- _Instructions to follow_
Skip all pictures, then copy the lines from the start of the data through the line with "plt.rcParams['font.family'] = ['Liberation", keeping both ends.

[Start]

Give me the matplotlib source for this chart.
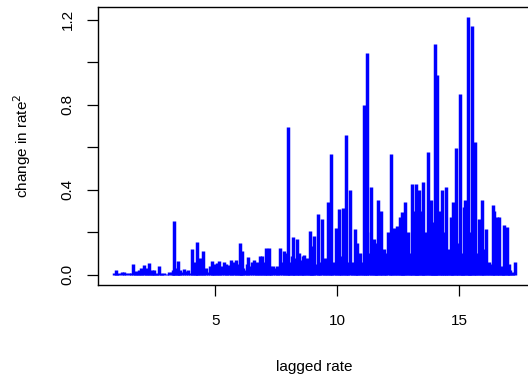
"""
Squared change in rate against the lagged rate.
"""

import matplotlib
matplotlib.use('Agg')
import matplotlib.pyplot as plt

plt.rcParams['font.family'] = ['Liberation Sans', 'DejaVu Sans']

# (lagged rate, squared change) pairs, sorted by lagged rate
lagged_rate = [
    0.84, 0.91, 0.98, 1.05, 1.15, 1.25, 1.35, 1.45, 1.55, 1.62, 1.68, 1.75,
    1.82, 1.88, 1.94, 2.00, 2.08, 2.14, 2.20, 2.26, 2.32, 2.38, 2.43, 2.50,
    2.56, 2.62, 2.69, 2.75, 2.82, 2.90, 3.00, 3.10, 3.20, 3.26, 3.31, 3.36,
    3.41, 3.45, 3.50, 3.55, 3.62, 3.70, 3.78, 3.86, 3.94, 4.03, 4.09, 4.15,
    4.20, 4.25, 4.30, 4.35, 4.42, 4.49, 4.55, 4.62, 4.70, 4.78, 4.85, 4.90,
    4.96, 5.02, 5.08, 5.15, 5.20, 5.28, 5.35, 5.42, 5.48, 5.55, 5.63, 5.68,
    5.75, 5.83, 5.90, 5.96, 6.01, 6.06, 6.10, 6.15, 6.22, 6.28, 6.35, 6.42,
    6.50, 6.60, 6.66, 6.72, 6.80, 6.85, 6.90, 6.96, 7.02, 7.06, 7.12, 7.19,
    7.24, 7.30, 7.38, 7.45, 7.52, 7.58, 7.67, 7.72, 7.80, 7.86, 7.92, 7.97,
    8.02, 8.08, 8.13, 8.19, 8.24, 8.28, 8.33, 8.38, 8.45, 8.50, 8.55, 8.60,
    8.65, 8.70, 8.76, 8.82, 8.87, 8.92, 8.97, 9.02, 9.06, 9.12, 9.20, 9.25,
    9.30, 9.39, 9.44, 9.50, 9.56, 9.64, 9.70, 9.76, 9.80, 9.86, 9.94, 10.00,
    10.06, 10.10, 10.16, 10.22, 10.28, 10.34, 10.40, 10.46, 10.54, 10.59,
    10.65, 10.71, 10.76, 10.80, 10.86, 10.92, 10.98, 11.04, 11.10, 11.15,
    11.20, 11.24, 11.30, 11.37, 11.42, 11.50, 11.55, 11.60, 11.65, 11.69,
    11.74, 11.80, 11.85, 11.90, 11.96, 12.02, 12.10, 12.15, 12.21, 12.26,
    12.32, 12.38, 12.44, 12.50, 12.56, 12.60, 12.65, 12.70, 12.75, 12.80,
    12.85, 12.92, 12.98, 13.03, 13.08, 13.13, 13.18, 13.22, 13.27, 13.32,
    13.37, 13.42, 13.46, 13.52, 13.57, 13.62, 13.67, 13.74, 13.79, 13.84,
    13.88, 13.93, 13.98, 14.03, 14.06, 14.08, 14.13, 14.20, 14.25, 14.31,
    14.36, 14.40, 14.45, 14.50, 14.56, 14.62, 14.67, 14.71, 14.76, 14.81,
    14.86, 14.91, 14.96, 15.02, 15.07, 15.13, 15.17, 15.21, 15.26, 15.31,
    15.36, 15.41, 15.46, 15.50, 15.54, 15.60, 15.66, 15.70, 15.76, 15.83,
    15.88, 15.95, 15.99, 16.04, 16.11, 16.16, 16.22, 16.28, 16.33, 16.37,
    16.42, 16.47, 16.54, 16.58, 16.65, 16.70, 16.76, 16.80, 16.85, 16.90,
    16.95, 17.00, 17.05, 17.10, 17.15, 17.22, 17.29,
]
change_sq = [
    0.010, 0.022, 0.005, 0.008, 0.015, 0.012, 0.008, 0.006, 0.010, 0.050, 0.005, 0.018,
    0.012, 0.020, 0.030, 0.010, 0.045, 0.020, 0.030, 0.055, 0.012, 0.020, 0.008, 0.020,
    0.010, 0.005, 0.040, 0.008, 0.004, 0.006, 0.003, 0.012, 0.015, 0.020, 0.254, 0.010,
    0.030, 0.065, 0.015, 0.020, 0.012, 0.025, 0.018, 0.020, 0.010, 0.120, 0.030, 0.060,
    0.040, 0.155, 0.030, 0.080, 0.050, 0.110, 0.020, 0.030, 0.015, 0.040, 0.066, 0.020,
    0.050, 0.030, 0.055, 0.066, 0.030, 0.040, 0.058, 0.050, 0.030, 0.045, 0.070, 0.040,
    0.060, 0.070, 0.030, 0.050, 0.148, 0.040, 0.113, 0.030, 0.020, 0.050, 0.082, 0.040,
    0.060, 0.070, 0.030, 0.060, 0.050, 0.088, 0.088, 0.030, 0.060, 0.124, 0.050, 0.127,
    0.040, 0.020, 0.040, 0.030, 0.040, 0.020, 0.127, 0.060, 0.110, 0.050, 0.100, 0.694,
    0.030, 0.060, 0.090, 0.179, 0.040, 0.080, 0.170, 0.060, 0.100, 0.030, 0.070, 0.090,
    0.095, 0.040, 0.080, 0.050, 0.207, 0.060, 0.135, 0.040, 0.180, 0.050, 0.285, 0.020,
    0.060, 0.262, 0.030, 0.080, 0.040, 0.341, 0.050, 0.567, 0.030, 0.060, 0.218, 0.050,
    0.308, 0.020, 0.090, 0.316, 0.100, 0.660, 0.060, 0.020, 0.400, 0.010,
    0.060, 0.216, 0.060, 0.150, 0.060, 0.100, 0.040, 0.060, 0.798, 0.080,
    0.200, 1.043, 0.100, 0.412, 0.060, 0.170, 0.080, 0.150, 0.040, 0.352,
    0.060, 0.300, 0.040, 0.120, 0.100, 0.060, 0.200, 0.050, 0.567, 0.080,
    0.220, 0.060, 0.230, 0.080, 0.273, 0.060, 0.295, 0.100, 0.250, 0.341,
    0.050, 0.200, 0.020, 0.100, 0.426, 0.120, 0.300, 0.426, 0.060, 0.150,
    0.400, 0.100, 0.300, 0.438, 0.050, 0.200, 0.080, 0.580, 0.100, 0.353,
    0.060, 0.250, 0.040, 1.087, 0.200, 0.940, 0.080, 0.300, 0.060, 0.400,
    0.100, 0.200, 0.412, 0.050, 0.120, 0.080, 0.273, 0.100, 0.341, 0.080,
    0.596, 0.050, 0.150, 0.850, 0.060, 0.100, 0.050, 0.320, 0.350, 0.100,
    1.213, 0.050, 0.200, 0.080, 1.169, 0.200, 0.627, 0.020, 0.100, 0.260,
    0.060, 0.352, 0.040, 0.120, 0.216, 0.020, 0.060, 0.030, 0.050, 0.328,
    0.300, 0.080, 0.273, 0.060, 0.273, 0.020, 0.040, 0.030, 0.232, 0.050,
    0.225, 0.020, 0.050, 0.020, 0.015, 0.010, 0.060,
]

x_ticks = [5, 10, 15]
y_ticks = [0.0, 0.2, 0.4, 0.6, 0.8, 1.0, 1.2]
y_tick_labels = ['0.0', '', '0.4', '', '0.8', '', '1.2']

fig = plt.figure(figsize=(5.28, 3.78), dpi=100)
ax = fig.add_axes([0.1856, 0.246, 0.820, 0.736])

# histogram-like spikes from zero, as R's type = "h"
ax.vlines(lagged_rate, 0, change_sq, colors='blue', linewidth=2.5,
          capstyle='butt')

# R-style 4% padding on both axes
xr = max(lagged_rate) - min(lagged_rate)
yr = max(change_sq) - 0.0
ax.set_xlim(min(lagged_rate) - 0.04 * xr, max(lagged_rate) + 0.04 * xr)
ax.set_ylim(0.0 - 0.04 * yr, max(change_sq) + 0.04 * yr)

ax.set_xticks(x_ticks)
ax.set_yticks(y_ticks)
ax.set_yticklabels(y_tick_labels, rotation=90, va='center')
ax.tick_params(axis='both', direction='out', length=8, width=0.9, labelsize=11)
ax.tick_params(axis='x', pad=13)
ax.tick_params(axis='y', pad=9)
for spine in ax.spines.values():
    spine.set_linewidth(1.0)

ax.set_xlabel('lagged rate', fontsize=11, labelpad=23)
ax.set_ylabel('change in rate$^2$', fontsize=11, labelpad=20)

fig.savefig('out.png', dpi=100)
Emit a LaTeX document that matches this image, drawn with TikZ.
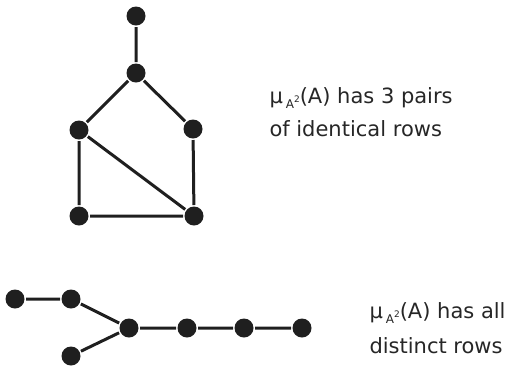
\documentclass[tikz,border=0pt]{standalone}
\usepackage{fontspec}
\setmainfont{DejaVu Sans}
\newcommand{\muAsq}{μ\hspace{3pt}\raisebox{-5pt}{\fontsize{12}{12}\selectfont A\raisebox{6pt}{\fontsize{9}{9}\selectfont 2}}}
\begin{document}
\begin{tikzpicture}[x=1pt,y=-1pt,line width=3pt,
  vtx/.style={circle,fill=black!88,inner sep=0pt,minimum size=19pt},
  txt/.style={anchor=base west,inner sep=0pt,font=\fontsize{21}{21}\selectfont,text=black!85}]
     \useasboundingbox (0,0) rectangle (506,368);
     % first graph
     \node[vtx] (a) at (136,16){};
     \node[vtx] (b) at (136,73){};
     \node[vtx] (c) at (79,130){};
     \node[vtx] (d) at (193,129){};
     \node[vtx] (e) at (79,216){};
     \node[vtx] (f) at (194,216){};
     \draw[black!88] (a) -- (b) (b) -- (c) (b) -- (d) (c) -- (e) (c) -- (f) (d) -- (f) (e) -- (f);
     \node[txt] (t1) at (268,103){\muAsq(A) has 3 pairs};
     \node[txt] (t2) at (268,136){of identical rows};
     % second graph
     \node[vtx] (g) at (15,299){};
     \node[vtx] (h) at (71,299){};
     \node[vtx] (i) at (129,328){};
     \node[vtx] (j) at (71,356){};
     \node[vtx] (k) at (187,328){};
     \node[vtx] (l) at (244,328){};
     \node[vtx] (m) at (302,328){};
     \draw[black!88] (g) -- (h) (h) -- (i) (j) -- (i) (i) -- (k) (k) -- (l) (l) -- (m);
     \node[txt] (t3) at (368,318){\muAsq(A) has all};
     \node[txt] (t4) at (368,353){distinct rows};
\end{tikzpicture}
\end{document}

[End]

- _The solution_
Give me the matplotlib source for this chart.
"""
Squared change in rate against the lagged rate.
"""

import matplotlib
matplotlib.use('Agg')
import matplotlib.pyplot as plt

plt.rcParams['font.family'] = ['Liberation Sans', 'DejaVu Sans']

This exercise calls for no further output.